··· Information shown ···

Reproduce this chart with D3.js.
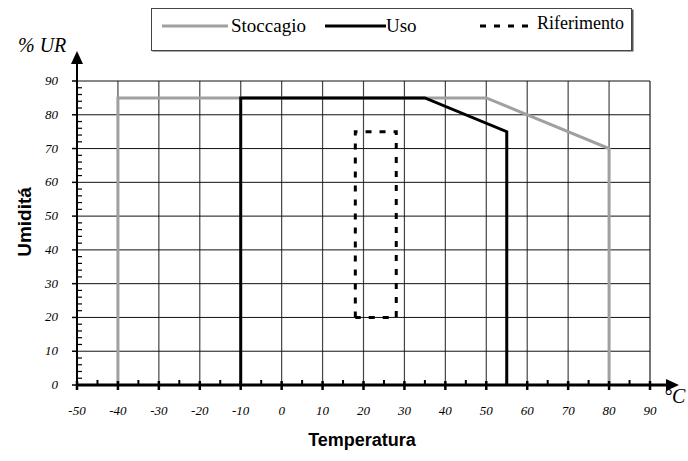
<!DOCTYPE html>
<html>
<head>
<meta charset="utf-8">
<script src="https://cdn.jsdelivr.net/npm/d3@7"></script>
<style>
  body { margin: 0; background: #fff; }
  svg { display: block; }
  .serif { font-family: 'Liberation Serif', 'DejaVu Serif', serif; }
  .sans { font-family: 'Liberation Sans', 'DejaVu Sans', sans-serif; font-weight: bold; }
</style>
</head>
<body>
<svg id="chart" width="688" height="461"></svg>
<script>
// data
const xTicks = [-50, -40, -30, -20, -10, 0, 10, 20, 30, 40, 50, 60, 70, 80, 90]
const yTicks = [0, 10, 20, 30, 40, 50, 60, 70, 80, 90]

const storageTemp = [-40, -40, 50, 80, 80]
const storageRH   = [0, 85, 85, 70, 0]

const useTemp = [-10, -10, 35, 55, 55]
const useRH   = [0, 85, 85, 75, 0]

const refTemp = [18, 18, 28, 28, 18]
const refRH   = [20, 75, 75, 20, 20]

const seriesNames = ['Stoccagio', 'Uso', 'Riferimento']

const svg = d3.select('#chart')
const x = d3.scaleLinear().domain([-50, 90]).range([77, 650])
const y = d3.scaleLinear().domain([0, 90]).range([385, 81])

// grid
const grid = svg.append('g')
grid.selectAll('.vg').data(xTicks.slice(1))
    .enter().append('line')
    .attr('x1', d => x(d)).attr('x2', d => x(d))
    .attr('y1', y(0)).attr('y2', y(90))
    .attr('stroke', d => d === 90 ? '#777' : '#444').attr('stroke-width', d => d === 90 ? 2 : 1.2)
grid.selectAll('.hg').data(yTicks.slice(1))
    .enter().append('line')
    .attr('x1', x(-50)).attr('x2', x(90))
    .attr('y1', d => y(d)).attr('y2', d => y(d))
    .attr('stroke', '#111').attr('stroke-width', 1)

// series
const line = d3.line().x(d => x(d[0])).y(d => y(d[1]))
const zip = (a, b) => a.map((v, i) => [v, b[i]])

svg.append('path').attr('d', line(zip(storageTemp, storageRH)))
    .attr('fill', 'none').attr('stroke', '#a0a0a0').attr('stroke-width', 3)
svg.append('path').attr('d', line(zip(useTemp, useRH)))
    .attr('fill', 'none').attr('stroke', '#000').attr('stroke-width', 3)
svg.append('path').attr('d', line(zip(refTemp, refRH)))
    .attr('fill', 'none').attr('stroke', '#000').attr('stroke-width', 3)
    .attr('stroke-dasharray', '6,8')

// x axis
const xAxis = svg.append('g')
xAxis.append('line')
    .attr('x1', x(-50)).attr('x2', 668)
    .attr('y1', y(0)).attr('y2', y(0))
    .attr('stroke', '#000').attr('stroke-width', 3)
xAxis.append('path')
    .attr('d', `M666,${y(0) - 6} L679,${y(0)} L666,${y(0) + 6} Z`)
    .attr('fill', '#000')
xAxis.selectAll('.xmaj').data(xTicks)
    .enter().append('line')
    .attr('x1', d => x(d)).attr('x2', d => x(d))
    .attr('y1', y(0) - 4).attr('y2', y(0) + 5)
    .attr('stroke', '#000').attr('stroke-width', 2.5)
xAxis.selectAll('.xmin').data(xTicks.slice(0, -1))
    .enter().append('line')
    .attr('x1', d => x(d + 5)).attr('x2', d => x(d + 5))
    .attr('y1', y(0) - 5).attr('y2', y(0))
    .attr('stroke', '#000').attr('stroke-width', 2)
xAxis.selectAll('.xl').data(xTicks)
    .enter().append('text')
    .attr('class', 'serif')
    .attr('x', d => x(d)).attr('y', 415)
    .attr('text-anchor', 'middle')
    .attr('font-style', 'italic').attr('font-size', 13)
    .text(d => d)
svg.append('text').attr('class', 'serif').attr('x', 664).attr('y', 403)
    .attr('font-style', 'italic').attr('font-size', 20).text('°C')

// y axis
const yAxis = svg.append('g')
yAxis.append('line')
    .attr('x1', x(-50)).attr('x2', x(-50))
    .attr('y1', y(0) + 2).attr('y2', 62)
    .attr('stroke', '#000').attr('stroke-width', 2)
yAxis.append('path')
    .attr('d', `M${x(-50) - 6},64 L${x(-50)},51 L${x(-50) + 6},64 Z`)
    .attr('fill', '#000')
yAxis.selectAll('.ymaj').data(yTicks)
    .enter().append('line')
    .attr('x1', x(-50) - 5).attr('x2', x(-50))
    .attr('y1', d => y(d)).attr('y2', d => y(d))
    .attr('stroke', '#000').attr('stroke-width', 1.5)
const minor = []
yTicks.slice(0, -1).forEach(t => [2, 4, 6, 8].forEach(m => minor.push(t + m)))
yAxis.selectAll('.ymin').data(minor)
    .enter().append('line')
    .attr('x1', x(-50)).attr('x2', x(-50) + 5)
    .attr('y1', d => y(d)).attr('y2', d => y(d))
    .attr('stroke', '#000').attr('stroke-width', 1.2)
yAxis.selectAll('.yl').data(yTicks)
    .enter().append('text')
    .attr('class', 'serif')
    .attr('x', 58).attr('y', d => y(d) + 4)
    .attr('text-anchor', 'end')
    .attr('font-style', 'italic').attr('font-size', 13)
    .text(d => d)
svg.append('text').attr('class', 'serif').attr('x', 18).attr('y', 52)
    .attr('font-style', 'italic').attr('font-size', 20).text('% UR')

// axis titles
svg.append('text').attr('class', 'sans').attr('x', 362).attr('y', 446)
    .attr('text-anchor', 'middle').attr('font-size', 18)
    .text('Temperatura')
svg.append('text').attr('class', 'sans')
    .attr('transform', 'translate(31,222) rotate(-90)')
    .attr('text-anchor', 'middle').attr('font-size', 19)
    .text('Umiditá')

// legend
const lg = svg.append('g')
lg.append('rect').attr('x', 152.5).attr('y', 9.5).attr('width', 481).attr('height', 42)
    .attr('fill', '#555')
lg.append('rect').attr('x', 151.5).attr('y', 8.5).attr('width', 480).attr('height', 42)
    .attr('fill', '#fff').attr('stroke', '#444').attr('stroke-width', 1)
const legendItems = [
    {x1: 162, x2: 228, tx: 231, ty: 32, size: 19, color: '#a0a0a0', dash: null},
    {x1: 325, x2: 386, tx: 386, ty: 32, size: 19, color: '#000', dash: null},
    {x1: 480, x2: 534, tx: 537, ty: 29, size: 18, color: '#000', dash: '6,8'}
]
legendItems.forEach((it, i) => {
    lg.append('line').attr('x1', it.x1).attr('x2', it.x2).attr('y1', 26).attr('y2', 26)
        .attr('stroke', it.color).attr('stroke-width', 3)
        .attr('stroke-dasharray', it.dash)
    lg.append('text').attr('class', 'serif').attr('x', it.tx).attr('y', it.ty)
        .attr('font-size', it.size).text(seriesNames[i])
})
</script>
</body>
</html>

···

● **Stated task**: Only lines belong in the copy: transcribe those from the start of the data through the line that contains "const zip = (a, b)", and skip the pictures.

● **Reply to the exercise**:
Reproduce this chart with D3.js.
<!DOCTYPE html>
<html>
<head>
<meta charset="utf-8">
<script src="https://cdn.jsdelivr.net/npm/d3@7"></script>
<style>
  body { margin: 0; background: #fff; }
  svg { display: block; }
  .serif { font-family: 'Liberation Serif', 'DejaVu Serif', serif; }
  .sans { font-family: 'Liberation Sans', 'DejaVu Sans', sans-serif; font-weight: bold; }
</style>
</head>
<body>
<svg id="chart" width="688" height="461"></svg>
<script>
// data
const xTicks = [-50, -40, -30, -20, -10, 0, 10, 20, 30, 40, 50, 60, 70, 80, 90]
const yTicks = [0, 10, 20, 30, 40, 50, 60, 70, 80, 90]

const storageTemp = [-40, -40, 50, 80, 80]
const storageRH   = [0, 85, 85, 70, 0]

const useTemp = [-10, -10, 35, 55, 55]
const useRH   = [0, 85, 85, 75, 0]

const refTemp = [18, 18, 28, 28, 18]
const refRH   = [20, 75, 75, 20, 20]

const seriesNames = ['Stoccagio', 'Uso', 'Riferimento']

const svg = d3.select('#chart')
const x = d3.scaleLinear().domain([-50, 90]).range([77, 650])
const y = d3.scaleLinear().domain([0, 90]).range([385, 81])

// grid
const grid = svg.append('g')
grid.selectAll('.vg').data(xTicks.slice(1))
    .enter().append('line')
    .attr('x1', d => x(d)).attr('x2', d => x(d))
    .attr('y1', y(0)).attr('y2', y(90))
    .attr('stroke', d => d === 90 ? '#777' : '#444').attr('stroke-width', d => d === 90 ? 2 : 1.2)
grid.selectAll('.hg').data(yTicks.slice(1))
    .enter().append('line')
    .attr('x1', x(-50)).attr('x2', x(90))
    .attr('y1', d => y(d)).attr('y2', d => y(d))
    .attr('stroke', '#111').attr('stroke-width', 1)

// series
const line = d3.line().x(d => x(d[0])).y(d => y(d[1]))
const zip = (a, b) => a.map((v, i) => [v, b[i]])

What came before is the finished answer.